## Required work
Take the material below and retype it in full; pictures are left out.
━━━
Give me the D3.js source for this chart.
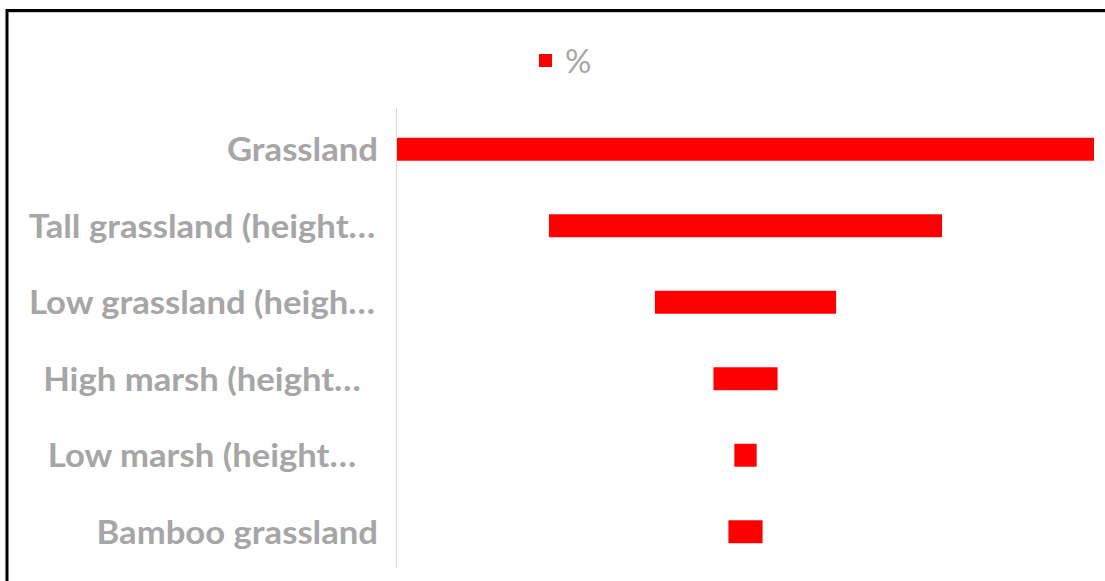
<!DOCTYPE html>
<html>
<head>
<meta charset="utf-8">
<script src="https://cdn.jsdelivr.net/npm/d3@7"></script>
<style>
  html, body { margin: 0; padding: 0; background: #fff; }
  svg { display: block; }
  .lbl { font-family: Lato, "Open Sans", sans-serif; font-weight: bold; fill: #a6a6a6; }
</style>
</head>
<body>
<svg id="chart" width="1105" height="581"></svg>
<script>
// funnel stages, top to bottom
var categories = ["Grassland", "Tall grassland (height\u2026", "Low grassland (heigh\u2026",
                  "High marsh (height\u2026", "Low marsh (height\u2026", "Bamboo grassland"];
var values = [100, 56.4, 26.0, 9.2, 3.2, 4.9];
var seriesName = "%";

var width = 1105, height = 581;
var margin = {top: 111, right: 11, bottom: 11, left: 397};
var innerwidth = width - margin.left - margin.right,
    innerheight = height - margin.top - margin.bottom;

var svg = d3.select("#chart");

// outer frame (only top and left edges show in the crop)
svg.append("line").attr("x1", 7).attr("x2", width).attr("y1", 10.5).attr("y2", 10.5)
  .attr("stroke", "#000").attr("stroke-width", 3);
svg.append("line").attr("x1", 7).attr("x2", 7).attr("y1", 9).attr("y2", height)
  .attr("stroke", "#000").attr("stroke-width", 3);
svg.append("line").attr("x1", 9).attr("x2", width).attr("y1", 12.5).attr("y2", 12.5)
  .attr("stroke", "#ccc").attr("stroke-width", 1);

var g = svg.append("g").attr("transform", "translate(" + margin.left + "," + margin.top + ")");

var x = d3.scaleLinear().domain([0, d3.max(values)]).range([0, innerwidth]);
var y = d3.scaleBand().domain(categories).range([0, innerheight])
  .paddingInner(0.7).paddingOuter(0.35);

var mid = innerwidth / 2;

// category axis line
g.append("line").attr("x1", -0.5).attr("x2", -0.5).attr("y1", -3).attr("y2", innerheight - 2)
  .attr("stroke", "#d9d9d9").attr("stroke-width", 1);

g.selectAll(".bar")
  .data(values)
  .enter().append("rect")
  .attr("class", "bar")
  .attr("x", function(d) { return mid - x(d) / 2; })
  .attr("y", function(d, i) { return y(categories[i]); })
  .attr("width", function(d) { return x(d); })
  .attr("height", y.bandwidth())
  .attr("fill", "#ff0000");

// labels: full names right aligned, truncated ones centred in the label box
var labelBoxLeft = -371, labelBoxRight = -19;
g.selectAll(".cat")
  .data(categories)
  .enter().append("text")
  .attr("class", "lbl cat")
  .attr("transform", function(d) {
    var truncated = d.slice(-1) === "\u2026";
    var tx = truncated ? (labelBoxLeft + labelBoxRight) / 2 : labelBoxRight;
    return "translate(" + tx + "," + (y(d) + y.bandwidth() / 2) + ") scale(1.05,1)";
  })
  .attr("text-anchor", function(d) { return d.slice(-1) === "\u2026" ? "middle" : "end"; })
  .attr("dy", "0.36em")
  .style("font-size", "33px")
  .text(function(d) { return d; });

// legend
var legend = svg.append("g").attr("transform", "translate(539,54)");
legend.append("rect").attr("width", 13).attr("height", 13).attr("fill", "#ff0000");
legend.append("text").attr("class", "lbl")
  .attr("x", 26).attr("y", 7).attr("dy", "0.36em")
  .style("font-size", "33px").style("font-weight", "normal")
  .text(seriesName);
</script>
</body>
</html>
━━━
## Exercise answer
Give me the D3.js source for this chart.
<!DOCTYPE html>
<html>
<head>
<meta charset="utf-8">
<script src="https://cdn.jsdelivr.net/npm/d3@7"></script>
<style>
  html, body { margin: 0; padding: 0; background: #fff; }
  svg { display: block; }
  .lbl { font-family: Lato, "Open Sans", sans-serif; font-weight: bold; fill: #a6a6a6; }
</style>
</head>
<body>
<svg id="chart" width="1105" height="581"></svg>
<script>
// funnel stages, top to bottom
var categories = ["Grassland", "Tall grassland (height\u2026", "Low grassland (heigh\u2026",
                  "High marsh (height\u2026", "Low marsh (height\u2026", "Bamboo grassland"];
var values = [100, 56.4, 26.0, 9.2, 3.2, 4.9];
var seriesName = "%";

var width = 1105, height = 581;
var margin = {top: 111, right: 11, bottom: 11, left: 397};
var innerwidth = width - margin.left - margin.right,
    innerheight = height - margin.top - margin.bottom;

var svg = d3.select("#chart");

// outer frame (only top and left edges show in the crop)
svg.append("line").attr("x1", 7).attr("x2", width).attr("y1", 10.5).attr("y2", 10.5)
  .attr("stroke", "#000").attr("stroke-width", 3);
svg.append("line").attr("x1", 7).attr("x2", 7).attr("y1", 9).attr("y2", height)
  .attr("stroke", "#000").attr("stroke-width", 3);
svg.append("line").attr("x1", 9).attr("x2", width).attr("y1", 12.5).attr("y2", 12.5)
  .attr("stroke", "#ccc").attr("stroke-width", 1);

var g = svg.append("g").attr("transform", "translate(" + margin.left + "," + margin.top + ")");

var x = d3.scaleLinear().domain([0, d3.max(values)]).range([0, innerwidth]);
var y = d3.scaleBand().domain(categories).range([0, innerheight])
  .paddingInner(0.7).paddingOuter(0.35);

var mid = innerwidth / 2;

// category axis line
g.append("line").attr("x1", -0.5).attr("x2", -0.5).attr("y1", -3).attr("y2", innerheight - 2)
  .attr("stroke", "#d9d9d9").attr("stroke-width", 1);

g.selectAll(".bar")
  .data(values)
  .enter().append("rect")
  .attr("class", "bar")
  .attr("x", function(d) { return mid - x(d) / 2; })
  .attr("y", function(d, i) { return y(categories[i]); })
  .attr("width", function(d) { return x(d); })
  .attr("height", y.bandwidth())
  .attr("fill", "#ff0000");

// labels: full names right aligned, truncated ones centred in the label box
var labelBoxLeft = -371, labelBoxRight = -19;
g.selectAll(".cat")
  .data(categories)
  .enter().append("text")
  .attr("class", "lbl cat")
  .attr("transform", function(d) {
    var truncated = d.slice(-1) === "\u2026";
    var tx = truncated ? (labelBoxLeft + labelBoxRight) / 2 : labelBoxRight;
    return "translate(" + tx + "," + (y(d) + y.bandwidth() / 2) + ") scale(1.05,1)";
  })
  .attr("text-anchor", function(d) { return d.slice(-1) === "\u2026" ? "middle" : "end"; })
  .attr("dy", "0.36em")
  .style("font-size", "33px")
  .text(function(d) { return d; });

// legend
var legend = svg.append("g").attr("transform", "translate(539,54)");
legend.append("rect").attr("width", 13).attr("height", 13).attr("fill", "#ff0000");
legend.append("text").attr("class", "lbl")
  .attr("x", 26).attr("y", 7).attr("dy", "0.36em")
  .style("font-size", "33px").style("font-weight", "normal")
  .text(seriesName);
</script>
</body>
</html>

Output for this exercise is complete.